THURSDAY, April 25, 2024
nationthailand

Cutting fuel prices would be bad move, warns ex-energy minister

Cutting fuel prices would be bad move, warns ex-energy minister

Bringing down fuel prices to win the public's short-term favour would be a short-sighted policy, former energy minister Piyasvasti Amranand warned yesterday.

"Reducing fuel prices is easy. You can just cut taxes or Oil Fund levies. But the impacts will belong to the next generation. Doing that would be irresponsible and unsustainable," he said.

The energy expert made the comment at a seminar held by CIMB Bank after the National Council for Peace and Order recently ordered a temporary freeze of the country’s fuel prices, as it expects to finalise ways to "reform" the country’s oil and gas price structure by the end of this month.

Piyasvasti said the public has been deceived over the past four years with information that the country is as rich as Saudi Arabia in terms of petroleum reserves and because of that it should be able to bring down fuel prices. In fact, he said, the country’s gas reserves have been on a decline and will be depleted in seven years, provided there is no new discovery.

"What is very frightening is that we are importing more and more gas, and the price of liquefied natural gas is double that of our gas in the Gulf of Thailand," he said.

"This will affect the electricity tariff, because about 70 per cent of our power plants run on gas. We have already seen this effect on the Ft [adjustment tariff].

"Eventually, our power tariff will be as expensive as Japan’s, which has to import LNG. And if technologies [of our industries] are inferior to Japan’s, our fiscal position and economy will fall into bad shape. This [issue] must be tackled fast," he said.

Thailand should move as quickly as possible to revise its fuel-price policy, which has increasingly been used as a tool for serving governments’ "populist" policies over the past four years, he said.

The excise tax on diesel, for example, was cut from Bt5 a litre to nearly zero, causing the country to lose more than Bt100,000 a year that otherwise could have been used to build mass transit and double-track the railways, without having to borrow Bt2 trillion as planned by the now-ousted democratic government.

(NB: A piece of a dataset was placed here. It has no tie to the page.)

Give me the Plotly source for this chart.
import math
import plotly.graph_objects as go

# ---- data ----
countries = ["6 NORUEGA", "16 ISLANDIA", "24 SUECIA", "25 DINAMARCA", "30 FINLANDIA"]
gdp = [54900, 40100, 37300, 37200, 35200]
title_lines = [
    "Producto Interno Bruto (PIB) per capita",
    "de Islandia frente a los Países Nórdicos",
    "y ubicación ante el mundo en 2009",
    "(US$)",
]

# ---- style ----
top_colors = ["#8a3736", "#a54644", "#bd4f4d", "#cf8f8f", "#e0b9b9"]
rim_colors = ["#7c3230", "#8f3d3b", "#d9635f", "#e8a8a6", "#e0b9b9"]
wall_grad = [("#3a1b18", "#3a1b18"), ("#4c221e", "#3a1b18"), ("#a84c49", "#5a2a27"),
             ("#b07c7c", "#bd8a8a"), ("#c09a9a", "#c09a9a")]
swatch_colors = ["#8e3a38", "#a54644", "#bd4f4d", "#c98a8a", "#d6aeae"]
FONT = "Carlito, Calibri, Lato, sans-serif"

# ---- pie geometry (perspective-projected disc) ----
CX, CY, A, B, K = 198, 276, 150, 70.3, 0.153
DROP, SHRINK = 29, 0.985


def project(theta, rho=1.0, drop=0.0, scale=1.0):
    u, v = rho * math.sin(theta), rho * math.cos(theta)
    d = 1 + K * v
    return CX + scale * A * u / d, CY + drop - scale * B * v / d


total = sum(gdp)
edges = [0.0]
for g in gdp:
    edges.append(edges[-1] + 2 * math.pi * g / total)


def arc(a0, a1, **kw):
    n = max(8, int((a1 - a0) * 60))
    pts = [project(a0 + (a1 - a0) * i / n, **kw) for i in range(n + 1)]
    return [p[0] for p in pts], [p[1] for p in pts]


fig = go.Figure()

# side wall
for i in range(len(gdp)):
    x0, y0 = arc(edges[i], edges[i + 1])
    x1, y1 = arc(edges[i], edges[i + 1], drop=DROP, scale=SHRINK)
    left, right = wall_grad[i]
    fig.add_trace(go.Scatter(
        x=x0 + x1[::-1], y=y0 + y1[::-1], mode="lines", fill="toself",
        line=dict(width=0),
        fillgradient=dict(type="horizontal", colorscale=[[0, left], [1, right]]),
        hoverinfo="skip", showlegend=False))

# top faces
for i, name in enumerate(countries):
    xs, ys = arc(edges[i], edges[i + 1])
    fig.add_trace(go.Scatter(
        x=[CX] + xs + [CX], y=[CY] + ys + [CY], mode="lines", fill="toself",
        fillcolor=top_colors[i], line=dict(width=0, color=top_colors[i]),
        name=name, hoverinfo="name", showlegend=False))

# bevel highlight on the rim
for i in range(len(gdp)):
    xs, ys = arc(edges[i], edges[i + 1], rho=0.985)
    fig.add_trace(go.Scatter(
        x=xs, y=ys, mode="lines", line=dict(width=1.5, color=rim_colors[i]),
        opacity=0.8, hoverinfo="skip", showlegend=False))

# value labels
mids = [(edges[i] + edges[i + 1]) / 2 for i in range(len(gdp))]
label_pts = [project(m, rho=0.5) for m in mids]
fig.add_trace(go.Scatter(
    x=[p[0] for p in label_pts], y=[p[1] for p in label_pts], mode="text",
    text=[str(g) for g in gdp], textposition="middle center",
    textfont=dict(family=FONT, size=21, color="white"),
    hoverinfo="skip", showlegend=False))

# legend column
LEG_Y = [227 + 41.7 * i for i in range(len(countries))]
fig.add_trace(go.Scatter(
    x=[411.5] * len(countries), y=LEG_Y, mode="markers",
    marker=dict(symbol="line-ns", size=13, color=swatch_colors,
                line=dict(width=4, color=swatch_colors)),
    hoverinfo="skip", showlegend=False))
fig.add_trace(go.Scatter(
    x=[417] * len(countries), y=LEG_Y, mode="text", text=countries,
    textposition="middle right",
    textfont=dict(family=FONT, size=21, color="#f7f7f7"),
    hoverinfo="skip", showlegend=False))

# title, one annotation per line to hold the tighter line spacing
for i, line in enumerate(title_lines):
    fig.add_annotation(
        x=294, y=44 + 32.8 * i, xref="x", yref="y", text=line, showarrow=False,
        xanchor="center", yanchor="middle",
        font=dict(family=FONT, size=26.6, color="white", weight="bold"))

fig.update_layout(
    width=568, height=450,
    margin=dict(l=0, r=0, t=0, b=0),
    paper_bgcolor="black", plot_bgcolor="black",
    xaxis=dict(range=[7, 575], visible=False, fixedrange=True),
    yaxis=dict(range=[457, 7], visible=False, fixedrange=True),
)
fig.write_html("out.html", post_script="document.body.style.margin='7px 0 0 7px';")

Piyasvasti said he supported fuel price liberalisation and an end to the diesel subsidy, though aborting the Oil Fund would bankrupt the domestic ethanol industry and hit local sugar and cassava farmers, provided no alternative support measure is forthcoming.

Tevin Vongvanich, president and chief executive officer of PTT Exploration and Production, told reporters on the sidelines of the conference that because domestic gas reserves would be depleted in seven years provided there is no new discovery, PTTEP had to explore for more petroleum fields in Thailand and abroad.

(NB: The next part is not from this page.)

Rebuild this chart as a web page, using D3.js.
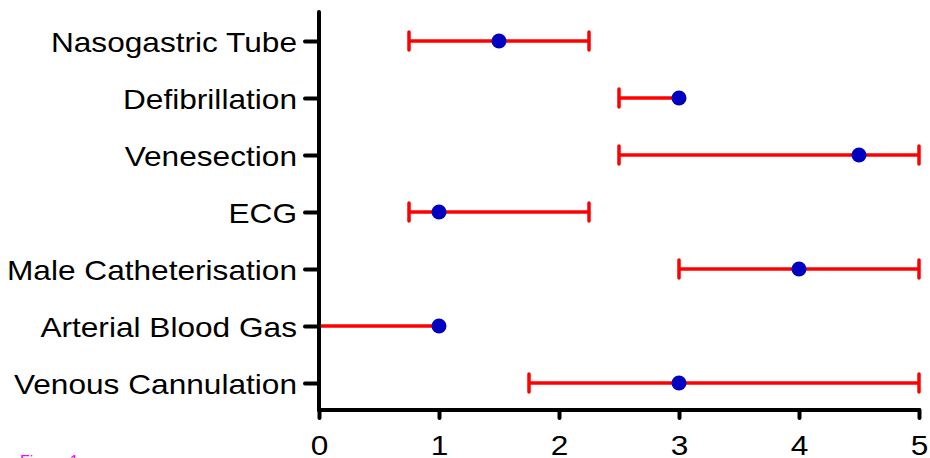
<!DOCTYPE html>
<html><head><meta charset="utf-8">
<script src="https://cdn.jsdelivr.net/npm/d3@7"></script>
<style>body{margin:0;background:#fff}svg{display:block}</style>
</head><body>
<script>
const categories = ["Nasogastric Tube","Defibrillation","Venesection","ECG","Male Catheterisation","Arterial Blood Gas","Venous Cannulation"];
const centers = [1.5, 3.0, 4.5, 1.0, 4.0, 1.0, 3.0];
const lows    = [0.75, 2.5, 2.5, 0.75, 3.0, 0.0, 1.75];
const highs   = [2.25, 3.0, 5.0, 2.25, 5.0, 1.0, 5.0];
const xTicks  = [0,1,2,3,4,5];

const W=930,H=458;
const svg=d3.select("body").append("svg").attr("width",W).attr("height",H);
const x=d3.scaleLinear().domain([0,5]).range([319,919]);
const y=d3.scalePoint().domain(categories).range([41,383]);
const font="Liberation Sans, Arial, Helvetica, sans-serif";
const SX=1.13;

// error bars
const g=svg.append("g");
categories.forEach((c,i)=>{
  const cy=y(c);
  g.append("line").attr("x1",x(lows[i])).attr("x2",x(highs[i])).attr("y1",cy).attr("y2",cy)
    .attr("stroke","#ff0000").attr("stroke-width",3.5);
  [lows[i],highs[i]].forEach(v=>{
    if(v!==centers[i]) g.append("line").attr("x1",x(v)).attr("x2",x(v)).attr("y1",cy-9).attr("y2",cy+9)
      .attr("stroke","#ff0000").attr("stroke-width",3.5).attr("stroke-linecap","round");
  });
});
// points
svg.append("g").selectAll("circle").data(categories).join("circle")
  .attr("cx",(d,i)=>x(centers[i])).attr("cy",d=>y(d)).attr("r",7.5).attr("fill","#0000c0");

// axes
const xa=svg.append("g").attr("transform","translate(0,410)")
  .call(d3.axisBottom(x).tickValues(xTicks).tickSize(8).tickFormat(d3.format("d")));
xa.select(".domain").attr("d",`M${x(0)},0H${x(5)}`).attr("stroke","#000").attr("stroke-width",4).attr("stroke-linecap","round");
xa.selectAll(".tick line").attr("stroke","#000").attr("stroke-width",4).attr("stroke-linecap","round");
xa.selectAll(".tick text").attr("font-family",font).attr("font-size",28).attr("fill","#000")
  .attr("y",null).attr("dy",null).attr("dominant-baseline",null)
  .attr("transform",`translate(0,44.5) scale(${SX},1)`);

const ya=svg.append("g").attr("transform","translate(319,0)")
  .call(d3.axisLeft(y).tickSize(14));
ya.select(".domain").attr("d","M0,12V410").attr("stroke","#000").attr("stroke-width",4).attr("stroke-linecap","round");
ya.selectAll(".tick line").attr("stroke","#000").attr("stroke-width",4).attr("stroke-linecap","round");
ya.selectAll(".tick text").attr("font-family",font).attr("font-size",28).attr("fill","#000")
  .attr("x",null).attr("dy",null).attr("y",null)
  .attr("transform",`translate(-22,10) scale(${SX},1)`);

svg.append("text").attr("x",20).attr("y",467).attr("font-family",font).attr("font-size",16)
  .attr("fill","#ff00ff").text("Figure 1");
</script>
</body></html>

The current petroleum concession scheme or "Thailand 3" is appropriate, considering the country’s modest petroleum potential, Tevin said. It provides a flexible scheme that allows the government to levy a lower share on smaller petroleum fields and higher share on larger fields.

The concession system that Thailand had used in its latest 20th auction issued seven years ago is more transparent than the production-sharing system that allows case-by-case negotiations that could be favoured by politicians, he added.